Chris Boucher — 1 minute
Boucher, on a two-way contract in his debut NBA season, played for 79 seconds on a championship Warriors team. The Dubs then let him go, stating that they were high on him but needed players that were more ready to contribute.
He’s since become a player ready to contribute. It took a while, but he’s been a key part of the Toronto Raptors rotation for the last two years, and signed a three-year, $35,250,000 contract over the offseason.
Briante Weber — 46 minutes
I have very fond memories of Briante Weber. That’s kind of all I have to say here. We’re officially deep in the thick of things.
Kevon Looney — 21 minutes
Before Looney was a starter and key contributor on the Warriors most recent championship team, he was an injured and inexperienced rookie on the 73-win team.
My my how things have changed!
Another season with no players under 50 minutes. They used only 15 players all season — the same 15 from start to finish (two-ways didn’t yet exist) — with Ognjen Kuzmić recording the lowest tally at 72. James Michael McAdoo played 137 minutes, while Brandon Rush played 271 ... the other 12 players all logged at least 500 minutes.
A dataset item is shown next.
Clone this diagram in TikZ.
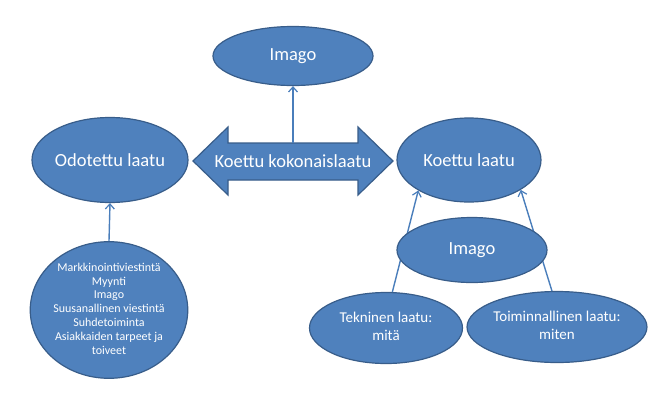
\documentclass[tikz,border=0pt]{standalone}
\usepackage{fontspec}
\setmainfont{Carlito}
\usetikzlibrary{shapes.geometric,arrows.meta}
\definecolor{ofill}{HTML}{4F81BD}
\definecolor{oline}{HTML}{385D8A}
\definecolor{arrowc}{HTML}{4A7EBB}
\newcommand{\clines}[1]{\begin{tabular}{@{}c@{}}#1\end{tabular}}
\begin{document}
\begin{tikzpicture}[x=1pt,y=-1pt,
  blob/.style={ellipse,draw=oline,fill=ofill,line width=1.2pt,inner sep=0pt,
    text=white,font=\fontsize{18.5}{22}\selectfont},
  conn/.style={draw=arrowc,line width=1.4pt,-{Straight Barb[length=5pt,width=9pt,line width=1.2pt]}}]
\useasboundingbox (0,0) rectangle (649,416);
\fill[white] (0,0) rectangle (649,416);
% nodes
\node[blob,minimum width=160pt,minimum height=59pt] (imgtop) at (293,56) {Imago};
\node[blob,minimum width=156pt,minimum height=85pt] (odo) at (110,160) {Odotettu laatu};
\node[blob,minimum width=144pt,minimum height=84pt] (koe) at (469,160) {Koettu laatu};
\node[blob,minimum width=148pt,minimum height=124pt,
  font=\fontsize{12}{13.8}\selectfont] (circ) at (109,310)
  {\clines{Markkinointiviestintä\\Myynti\\Imago\\Suusanallinen viestintä\\Suhdetoiminta\\Asiakkaiden tarpeet ja\\toiveet}};
\node[blob,minimum width=153pt,minimum height=71pt,
  font=\fontsize{15}{18.5}\selectfont] (tek) at (386,328) {\clines{Tekninen laatu:\\mitä}};
\node[blob,minimum width=151pt,minimum height=71pt,
  font=\fontsize{15}{18.5}\selectfont] (toi) at (557,327) {\clines{Toiminnallinen laatu:\\miten}};
% double arrow
\filldraw[fill=ofill,draw=oline,line width=1.2pt]
  (193,161) -- (228,127) -- (228,143) -- (358,143) -- (358,127) -- (393,161)
  -- (358,195) -- (358,180) -- (228,180) -- (228,195) -- cycle;
\node[text=white,font=\fontsize{18.5}{22}\selectfont] (kok) at (293,161) {Koettu kokonaislaatu};
\coordinate (koktop) at (293,143);
% connectors
\draw[conn] (koktop) -- (imgtop.south);
\draw[conn] (circ.north) -- (odo.south);
\draw[conn] (tek.80) -- (koe.211);
\draw[conn] (toi.98) -- (koe.330);
% lower imago drawn over the connectors
\node[blob,minimum width=150pt,minimum height=65pt] (img2) at (472,250) {Imago};
\end{tikzpicture}
\end{document}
MarShon Brooks — 15 minutes
Dewayne Dedmon — 6 minutes
I enjoy these two players being on the Warriors for different reasons. Brooks just always makes me smile, because I instantly think of him being part of a failed trade when the Memphis Grizzlies and Phoenix Suns realized they were discussing a deal with different Brooks in mind (Memphis was thinking MarShon, while Phoenix was thinking Dillon).
This was years after his Warriors stint, but I still think of it when I’m reminded that he once donned a Dubs jersey.
And Dedmon? He’s been a quality NBA player, so it’s just a fun bit of trivia to know that he played exactly six minutes with the team, since no one seems to know that he laced them up for Golden State.
Brandon Rush — 25 minutes
Malcolm Thomas — 21 minutes
After a strong 2011-12 with the Dubs, Rush tore his ACL just two games into the 2012-13 season. He later returned to the Warriors (after a stint with the Utah Jazz) and was a key bench player for their first championship and the 73-win season.
Thomas is ... look, all respect to the dude, but if you remember his Warriors career then you’re a very dedicated fan.
Seems like a good place to pull the plug on this exercise.